7. Судейские чины теряют свою кажущуюся независимость. Как и прочие должностные лица общества, они должны были впредь избираться открыто, быть ответственными и сменяемыми.
Маркс полагал, что, если бы коммунальный строй установился в Париже и второстепенных центрах, старое централизованное правительство уступило бы место самоуправлению производителей и в провинции. Делегаты должны были строго придерживаться mandat imperatif (точной инструкции) своих избирателей и могли быть сменены в любое время.
По Марксу, Коммуна была, по сути дела, правительством рабочего класса, результатом борьбы производительного класса против класса присваивающего; она была открытой, наконец, политической формой, при которой могло совершиться экономическое освобождение труда. «Она хотела сделать индивидуальную собственность реальностью, превратив средства производства, землю и капитал, служащие в настоящее время прежде всего орудиями порабощения и эксплуатации труда, в орудия свободного ассоциированного труда. — Но ведь это коммунизм!»
Ф. Энгельс в письме А. Бебелю (18—28 марта 1875 г.) также проводит мысль о Коммуне как отмирающем государстве, о «полугосударстве». «Следовало бы бросить всю эту болтовню о государстве, особенно после Коммуны, которая не была уже государством в собственном смысле слова».
В российской Конституции сегодня местное самоуправление как бы отделяется и даже противопоставляется государству. Представляется, что идея эта заложена еще в названном письме Энгельса, в котором он отвергает возможность «народного» и «свободного» государства, противопоставляя ему коммунальное устройство. «...Когда становится возможным говорить о свободе, тогда государство как таковое перестает существовать. Мы предложили бы поэтому поставить везде вместо слова “государство ” слово “община” [Gemeinwesen], прекрасное старое немецкое слово, соответствующее французскому слову “коммуна”».
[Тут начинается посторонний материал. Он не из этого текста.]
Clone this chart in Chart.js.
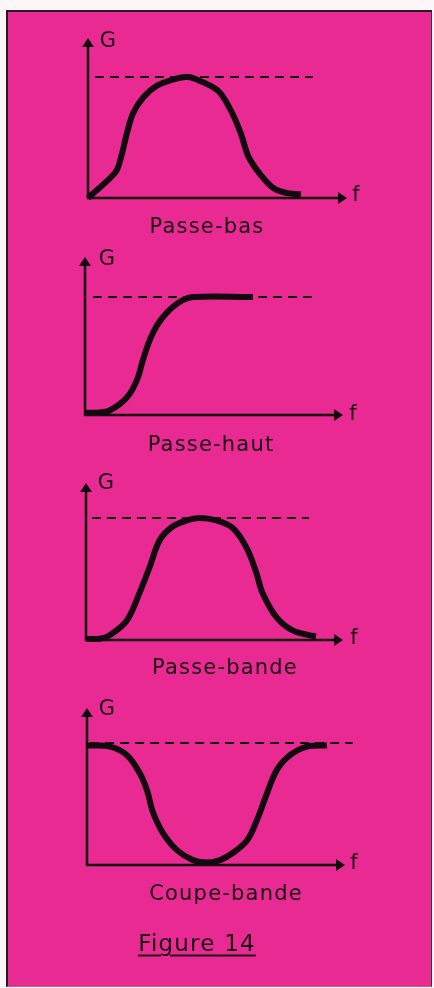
<!DOCTYPE html>
<html lang="fr">
<head>
<meta charset="utf-8">
<title>Figure 14</title>
<script src="https://cdn.jsdelivr.net/npm/chart.js@4.4.1/dist/chart.umd.min.js"></script>
<style>
  html, body { margin:0; padding:0; background:#fbf7f9; }
  body { width:434px; height:988px; position:relative; overflow:hidden; font-family:"DejaVu Sans", sans-serif; color:#1a1014; }
  .frame { position:absolute; left:6px; top:10px; width:423px; height:974px; background:#e92a92;
           border-left:2px solid #2a1620; border-top:2px solid #2a1620; border-right:1px solid #4a2a38; border-bottom:1px solid #b06a8a; }
  canvas { position:absolute; left:0; }
  .txt { position:absolute; transform:translate(-50%,-50%); white-space:nowrap; line-height:1; }
  .lbl { font-size:21px; letter-spacing:1.2px; }
  .ax { font-size:21px; }
  .fig { font-size:23px; letter-spacing:1.2px; text-decoration:underline; text-decoration-thickness:2px; text-underline-offset:4px; }
</style>
</head>
<body>
<div class="frame"></div>

<script>
// titres des filtres
const filterNames = ['Passe-bas', 'Passe-haut', 'Passe-bande', 'Coupe-bande'];
const axisG = 'G';
const axisF = 'f';
const figureTitle = 'Figure 14';

// courbes : f en % de l'axe, G relatif au niveau max (1)
const passeBasF = [0, 10.5, 12.4, 15.1, 17.4, 21.3, 26.7, 33, 37.6, 40.7, 50, 55, 58.9, 62, 66.7, 71.7, 77, 82.2];
const passeBasG = [0, 0.21, 0.31, 0.54, 0.70, 0.83, 0.93, 0.98, 1.0, 0.99, 0.89, 0.73, 0.54, 0.34, 0.19, 0.08, 0.04, 0.03];

const passeHautF = [0, 4.7, 9.7, 16.3, 20.2, 22.5, 25.2, 27.9, 31.8, 36.8, 41.9, 65.1];
const passeHautG = [0.02, 0.02, 0.04, 0.15, 0.30, 0.47, 0.64, 0.76, 0.87, 0.96, 1.0, 1.0];

const passeBandeF = [0, 5.4, 9.3, 15.9, 20.9, 24.8, 28.7, 33.7, 39.1, 44.2, 50.8, 57, 62.4, 66.3, 68.6, 74, 80.2, 86.8, 89.5];
const passeBandeG = [0.01, 0.01, 0.04, 0.16, 0.39, 0.60, 0.82, 0.93, 0.98, 1.0, 0.98, 0.92, 0.76, 0.55, 0.39, 0.19, 0.08, 0.04, 0.03];

const coupeBandeF = [0, 8.9, 15.5, 20.5, 23.3, 25.6, 29.5, 35, 41.1, 46.5, 51.6, 56.6, 62, 65.9, 69.8, 73.6, 78.7, 85.3, 93];
const coupeBandeG = [0.98, 0.97, 0.90, 0.75, 0.61, 0.43, 0.26, 0.12, 0.04, 0.02, 0.04, 0.10, 0.20, 0.37, 0.59, 0.78, 0.90, 0.97, 0.98];

// trait pointillé du gain max : début / fin sur f
const dashStart = [2.7, 3.1, 2.3, 1.2];
const dashEnd = [86.8, 88, 86.8, 103];
const gainMax = 1;

// mise en page de chaque petit graphe (pixels)
const panels = [
  { f: passeBasF,   g: passeBasG,   left: 88, tip: 347, top: 38,  axis: 198, dash: 77,  name:[207,226], G:[108,40],  F:[356,194] },
  { f: passeHautF,  g: passeHautG,  left: 85, tip: 343, top: 257, axis: 415, dash: 297, name:[211,444], G:[107,258], F:[353,413] },
  { f: passeBandeF, g: passeBandeG, left: 86, tip: 343, top: 483, axis: 640, dash: 518, name:[225,667], G:[106,482], F:[354,637] },
  { f: coupeBandeF, g: coupeBandeG, left: 87, tip: 345, top: 708, axis: 865, dash: 743, name:[226,893], G:[107,708], F:[354,862] }
];

const INK = '#120a0e';

// axes avec flèches, tracés sur le chartArea
const arrowAxes = {
  id: 'arrowAxes',
  afterDraw(chart){
    const a = chart.chartArea, c = chart.ctx;
    c.save();
    c.strokeStyle = INK; c.fillStyle = INK; c.lineWidth = 2.5;
    c.beginPath();
    c.moveTo(a.left, a.top + 6); c.lineTo(a.left, a.bottom);
    c.lineTo(a.right - 6, a.bottom);
    c.stroke();
    // flèche verticale
    c.beginPath();
    c.moveTo(a.left, a.top); c.lineTo(a.left - 6, a.top + 9); c.lineTo(a.left + 6, a.top + 9); c.closePath(); c.fill();
    // flèche horizontale
    c.beginPath();
    c.moveTo(a.right, a.bottom); c.lineTo(a.right - 9, a.bottom - 6); c.lineTo(a.right - 9, a.bottom + 6); c.closePath(); c.fill();
    c.restore();
  }
};

function addText(cls, txt, pos){
  const d = document.createElement('div');
  d.className = 'txt ' + cls;
  d.textContent = txt;
  d.style.left = pos[0] + 'px';
  d.style.top = pos[1] + 'px';
  document.body.appendChild(d);
}

panels.forEach((p, i)=>{
  const pad = 12;
  const cv = document.createElement('canvas');
  const h = (p.axis - p.top) + 2*pad;
  cv.width = 434; cv.height = h;
  cv.style.top = (p.top - pad) + 'px';
  cv.style.width = '434px'; cv.style.height = h + 'px';
  document.body.appendChild(cv);

  const yMax = (p.axis - p.top) / (p.axis - p.dash);
  const curve = p.f.map((x, k)=>({ x, y: p.g[k] }));

  new Chart(cv.getContext('2d'), {
    type: 'line',
    data: { datasets: [
      { data: curve, borderColor: INK, borderWidth: 6, pointRadius: 0, tension: 0.35, clip: false, borderCapStyle: 'butt', borderJoinStyle: 'round' },
      { data: [{x: dashStart[i], y: gainMax}, {x: dashEnd[i], y: gainMax}], borderColor: INK, borderWidth: 2, borderDash: [9, 6], pointRadius: 0, clip: false }
    ]},
    options: {
      responsive: false, animation: false, events: [],
      layout: { padding: { left: p.left, right: 434 - p.tip, top: pad, bottom: pad } },
      plugins: { legend: { display: false }, tooltip: { enabled: false } },
      scales: {
        x: { type: 'linear', min: 0, max: 100, display: false },
        y: { min: 0, max: yMax, display: false }
      }
    },
    plugins: [arrowAxes]
  });

  addText('ax', axisG, p.G);
  addText('ax', axisF, p.F);
  addText('lbl', filterNames[i], p.name);
});

addText('fig', figureTitle, [197, 943]);
</script>
</body>
</html>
В работе «Критика Готской программы» Маркс изложил идеи о двух фазах развития коммунистического общества. Это было своевременно, поскольку после слома старой государственности и государство, и право какое-то время остаются. В первой фазе мы имеем дело не с таким коммунистическим обществом, которое развилось на своей собственной основе, а, напротив, с таким, которое только выходит как раз из капиталистического общества и которое поэтому во всех отношениях, в экономическом, нравственном и умственном, сохраняет еще родимые пятна старого общества. Отсюда Маркс делает вывод, который потом долгое время воспроизводили советские юристы: «Поэтому равное право здесь по принципу все еще является правом буржуазным...» Это равное право в одном отношении все еще ограничено буржуазными рамками. Право производителей пропорционально доставляемому ими труду; равенство состоит в том, что измерение производится равной мерой — трудом. Но один человек физически или умственно превосходит другого и, стало быть, доставляет за то же время большее количество труда или же способен работать дольше; а труд, для того чтобы он мог служить мерой, должен быть определен по длительности или по интенсивности, иначе он перестал бы быть мерой. Это равное право есть неравное право для неравного труда. Оно не признает никаких классовых различий, потому что каждый является только рабочим, как и все другие; но оно молчаливо признает неравную индивидуальную одаренность, а следовательно, и неравную работоспособность естественными привилегиями. Поэтому оно по своему содержанию есть право неравенства, как всякое право. Далее: один рабочий женат, другой нет, у одного больше детей, у другого меньше, и т. д. При равном труде и, следовательно, при равном участии в общественном потребительном фонде один получит на самом деле больше, чем другой, окажется богаче другого и т. п. Чтобы избежать всего этого, право, вместо того чтобы быть равным, должно бы быть неравным. Но эти недостатки неизбежны в первой фазе коммунистического общества, в том его виде, как оно выходит после долгих мук родов из капиталистического общества. «Право никогда не может быть выше, чем экономический строй и обусловленное им культурное развитие общества».
«На высшей фазе коммунистического общества, после того как исчезнет порабощающее человека подчинение его разделению труда; когда исчезнет вместе с этим противоположность умственного и физического труда; когда труд перестанет быть только средством для жизни, а станет сам первой потребностью жизни; когда вместе с всесторонним развитием индивидов вырастут и производительные силы и все источники общественного богатства польются полным потоком, лишь тогда можно будет совершенно преодолеть узкий горизонт буржуазного права, и общество сможет написать на своем знамени: Каждый по способности, каждому по потребностям!»